1) Severity level 2 accidents shows a rapid increase in the number of cases with each passing year

# 5) Roundabout

In [None]:
accidents_at_roundabouts=len(df[df.Roundabout]) #number of accidents at roundabouts
accidents_at_roundabouts

In [None]:
percent_of_accidents_on_roundabouts=(accidents_at_roundabouts/len(df))*100
percent_of_accidents_on_roundabouts

# 6) Climate

In [None]:
df.columns

Insights 

1) Roundabouts contributed to a very less percent of accidents. Most accidents didn't happened on the roundabouts.

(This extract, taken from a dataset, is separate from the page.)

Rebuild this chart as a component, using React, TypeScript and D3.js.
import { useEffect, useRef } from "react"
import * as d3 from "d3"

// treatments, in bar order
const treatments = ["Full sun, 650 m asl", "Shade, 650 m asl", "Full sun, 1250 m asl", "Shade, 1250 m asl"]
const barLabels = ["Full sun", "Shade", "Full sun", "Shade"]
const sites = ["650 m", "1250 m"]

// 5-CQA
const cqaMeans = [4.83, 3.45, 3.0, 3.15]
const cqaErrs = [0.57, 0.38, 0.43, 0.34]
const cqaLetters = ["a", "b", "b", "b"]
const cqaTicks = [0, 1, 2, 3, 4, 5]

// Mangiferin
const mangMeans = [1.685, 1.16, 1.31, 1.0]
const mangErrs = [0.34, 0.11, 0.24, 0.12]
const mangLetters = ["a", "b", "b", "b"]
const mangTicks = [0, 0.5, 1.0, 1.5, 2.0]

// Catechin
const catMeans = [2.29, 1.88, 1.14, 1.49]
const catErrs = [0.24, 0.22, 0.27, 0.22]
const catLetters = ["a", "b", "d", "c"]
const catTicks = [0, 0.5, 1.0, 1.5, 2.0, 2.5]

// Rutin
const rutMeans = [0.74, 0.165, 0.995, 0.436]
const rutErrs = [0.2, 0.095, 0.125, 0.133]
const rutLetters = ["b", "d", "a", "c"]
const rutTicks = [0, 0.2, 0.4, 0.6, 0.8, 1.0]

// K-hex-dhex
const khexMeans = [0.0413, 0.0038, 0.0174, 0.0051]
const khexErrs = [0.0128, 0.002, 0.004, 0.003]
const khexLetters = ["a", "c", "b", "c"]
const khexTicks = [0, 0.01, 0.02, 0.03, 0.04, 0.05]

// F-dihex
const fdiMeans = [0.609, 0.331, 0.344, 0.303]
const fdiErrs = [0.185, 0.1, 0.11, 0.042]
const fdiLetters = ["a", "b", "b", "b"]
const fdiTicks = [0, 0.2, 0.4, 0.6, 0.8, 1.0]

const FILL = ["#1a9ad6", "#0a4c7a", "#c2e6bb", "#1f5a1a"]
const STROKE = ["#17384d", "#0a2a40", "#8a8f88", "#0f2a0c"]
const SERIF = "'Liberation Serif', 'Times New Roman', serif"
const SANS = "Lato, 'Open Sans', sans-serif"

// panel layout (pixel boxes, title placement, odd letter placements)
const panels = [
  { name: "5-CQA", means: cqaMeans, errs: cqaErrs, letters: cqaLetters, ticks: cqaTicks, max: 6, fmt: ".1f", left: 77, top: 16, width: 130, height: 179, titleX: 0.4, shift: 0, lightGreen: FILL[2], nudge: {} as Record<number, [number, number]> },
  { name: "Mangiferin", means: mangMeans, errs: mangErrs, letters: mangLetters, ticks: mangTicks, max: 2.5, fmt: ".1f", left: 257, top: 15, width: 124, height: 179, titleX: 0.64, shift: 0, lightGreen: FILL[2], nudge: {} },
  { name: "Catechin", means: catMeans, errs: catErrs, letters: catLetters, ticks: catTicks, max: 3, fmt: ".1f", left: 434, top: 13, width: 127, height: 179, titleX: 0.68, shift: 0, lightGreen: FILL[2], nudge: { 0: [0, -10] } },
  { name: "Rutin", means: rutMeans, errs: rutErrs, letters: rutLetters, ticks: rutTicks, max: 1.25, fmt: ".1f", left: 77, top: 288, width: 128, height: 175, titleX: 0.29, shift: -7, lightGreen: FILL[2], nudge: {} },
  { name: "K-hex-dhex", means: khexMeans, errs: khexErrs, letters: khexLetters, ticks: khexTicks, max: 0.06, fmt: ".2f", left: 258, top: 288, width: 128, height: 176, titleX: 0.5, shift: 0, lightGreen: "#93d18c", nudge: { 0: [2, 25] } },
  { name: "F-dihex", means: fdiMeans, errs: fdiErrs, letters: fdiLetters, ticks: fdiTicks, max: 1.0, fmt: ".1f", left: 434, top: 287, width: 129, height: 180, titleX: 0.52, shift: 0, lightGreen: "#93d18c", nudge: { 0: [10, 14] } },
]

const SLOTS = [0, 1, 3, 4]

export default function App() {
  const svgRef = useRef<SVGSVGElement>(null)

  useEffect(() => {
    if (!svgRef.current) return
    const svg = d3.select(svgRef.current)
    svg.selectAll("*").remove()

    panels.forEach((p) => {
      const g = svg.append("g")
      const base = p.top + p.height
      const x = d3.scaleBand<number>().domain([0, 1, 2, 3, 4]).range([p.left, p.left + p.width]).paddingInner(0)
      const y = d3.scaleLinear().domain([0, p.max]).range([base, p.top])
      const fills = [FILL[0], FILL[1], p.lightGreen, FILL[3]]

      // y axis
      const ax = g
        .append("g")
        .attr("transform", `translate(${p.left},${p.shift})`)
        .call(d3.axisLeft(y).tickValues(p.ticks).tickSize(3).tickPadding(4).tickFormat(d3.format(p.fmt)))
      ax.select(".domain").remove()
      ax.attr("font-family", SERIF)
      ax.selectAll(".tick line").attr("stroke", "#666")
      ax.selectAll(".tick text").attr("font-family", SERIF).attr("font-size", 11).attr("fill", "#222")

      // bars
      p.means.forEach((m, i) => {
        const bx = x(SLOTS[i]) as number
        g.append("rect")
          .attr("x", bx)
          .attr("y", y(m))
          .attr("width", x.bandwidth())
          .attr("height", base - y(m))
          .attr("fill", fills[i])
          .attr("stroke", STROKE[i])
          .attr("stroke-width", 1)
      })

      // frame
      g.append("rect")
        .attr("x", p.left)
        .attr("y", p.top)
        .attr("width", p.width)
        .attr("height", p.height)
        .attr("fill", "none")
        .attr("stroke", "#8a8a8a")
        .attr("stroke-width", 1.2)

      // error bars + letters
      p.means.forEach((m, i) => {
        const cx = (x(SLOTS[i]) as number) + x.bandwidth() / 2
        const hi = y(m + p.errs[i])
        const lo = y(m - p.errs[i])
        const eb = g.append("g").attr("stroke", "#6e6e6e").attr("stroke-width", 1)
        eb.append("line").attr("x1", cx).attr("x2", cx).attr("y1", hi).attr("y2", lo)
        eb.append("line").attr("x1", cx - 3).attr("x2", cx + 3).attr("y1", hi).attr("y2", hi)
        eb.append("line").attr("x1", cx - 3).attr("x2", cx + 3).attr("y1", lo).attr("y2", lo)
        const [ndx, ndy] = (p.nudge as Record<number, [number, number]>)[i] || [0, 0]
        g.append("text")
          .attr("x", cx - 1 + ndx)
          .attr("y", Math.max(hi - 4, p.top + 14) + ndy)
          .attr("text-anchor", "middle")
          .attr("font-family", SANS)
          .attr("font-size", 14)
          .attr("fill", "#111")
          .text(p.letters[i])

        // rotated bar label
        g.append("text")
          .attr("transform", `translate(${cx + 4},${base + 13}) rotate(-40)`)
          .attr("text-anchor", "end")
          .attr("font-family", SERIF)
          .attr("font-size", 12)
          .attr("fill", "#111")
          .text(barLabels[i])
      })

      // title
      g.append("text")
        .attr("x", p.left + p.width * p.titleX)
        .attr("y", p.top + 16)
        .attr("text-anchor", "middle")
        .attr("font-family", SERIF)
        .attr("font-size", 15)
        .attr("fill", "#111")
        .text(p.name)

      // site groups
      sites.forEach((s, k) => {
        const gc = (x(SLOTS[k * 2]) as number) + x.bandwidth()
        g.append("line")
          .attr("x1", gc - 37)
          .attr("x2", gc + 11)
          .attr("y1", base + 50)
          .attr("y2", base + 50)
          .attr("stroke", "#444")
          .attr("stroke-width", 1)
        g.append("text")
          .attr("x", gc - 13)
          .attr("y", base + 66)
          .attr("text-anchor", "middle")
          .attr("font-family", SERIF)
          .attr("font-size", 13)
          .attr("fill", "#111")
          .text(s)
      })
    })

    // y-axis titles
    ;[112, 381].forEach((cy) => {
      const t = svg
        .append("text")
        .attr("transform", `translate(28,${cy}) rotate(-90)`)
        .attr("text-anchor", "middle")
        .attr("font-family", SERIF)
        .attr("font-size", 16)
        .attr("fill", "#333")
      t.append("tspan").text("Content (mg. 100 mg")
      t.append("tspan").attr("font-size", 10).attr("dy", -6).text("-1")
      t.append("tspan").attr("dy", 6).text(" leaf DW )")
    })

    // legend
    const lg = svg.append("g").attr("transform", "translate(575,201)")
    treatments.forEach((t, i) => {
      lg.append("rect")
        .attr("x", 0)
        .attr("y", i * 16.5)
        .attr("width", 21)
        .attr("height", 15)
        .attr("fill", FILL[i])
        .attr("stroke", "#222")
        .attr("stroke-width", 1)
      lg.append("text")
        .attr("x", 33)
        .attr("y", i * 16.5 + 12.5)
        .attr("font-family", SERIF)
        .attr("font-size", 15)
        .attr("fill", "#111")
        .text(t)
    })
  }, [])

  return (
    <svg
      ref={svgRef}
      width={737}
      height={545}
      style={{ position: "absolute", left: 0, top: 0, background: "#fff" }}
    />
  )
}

# Initial Insights about data

**Format**
*column name -> insight (reason)*

1) Temperature(F) -> accidents happened in both (colder and warmer locations).
2) Over 1023 cities have reported only 1 accident and over 722 cities have reported 2 accidents.

# Questions and Answers

**Questions**

1) Which states and countries have higher number of accidents per capita? (Per capita so that we can get data based on percentage based on population)
2) Does New York shows up in data and If its there then why is num of accidents lower for it when it has most num of people in USA?
3) Among top 100 cities in number of accidents, which contributes the most?
4) Which time of the day most accidents happen?
5) Which day,week,month did the most num of accidents happen?
6) what is the trend of the number of accidents year after year. ( Decreasing or Increasing)?
7) Was roundabouts a major reason for accidents?

**Answers**

1) Better analysis done above.
2) Yes New York is there in data. And the reason why it has less num of accidents is still unclear and needs more information. (seems data collection didnt happened properly or maybe traffic management in New York is much better that all other cities).
3) Miami (Better analysis above)
4) Most accident happen around 6-8 in the morning and 2-5 in the afternoon in a day.
5) Answered better above with much deeper analysis.
6) Trend is increasing
7) No it wasn't a significant reason for accidents.

# Insights 

1) Among all accidents per cities ther are only approx 9 percent of cities which have more than 1000 accidents.
2) There is an exponential decrease in the number of accidents in both low frequency cities and high frequency cities.
3) Most accident happen around 6-8 in the morning and 2-5 in the afternoon in a day.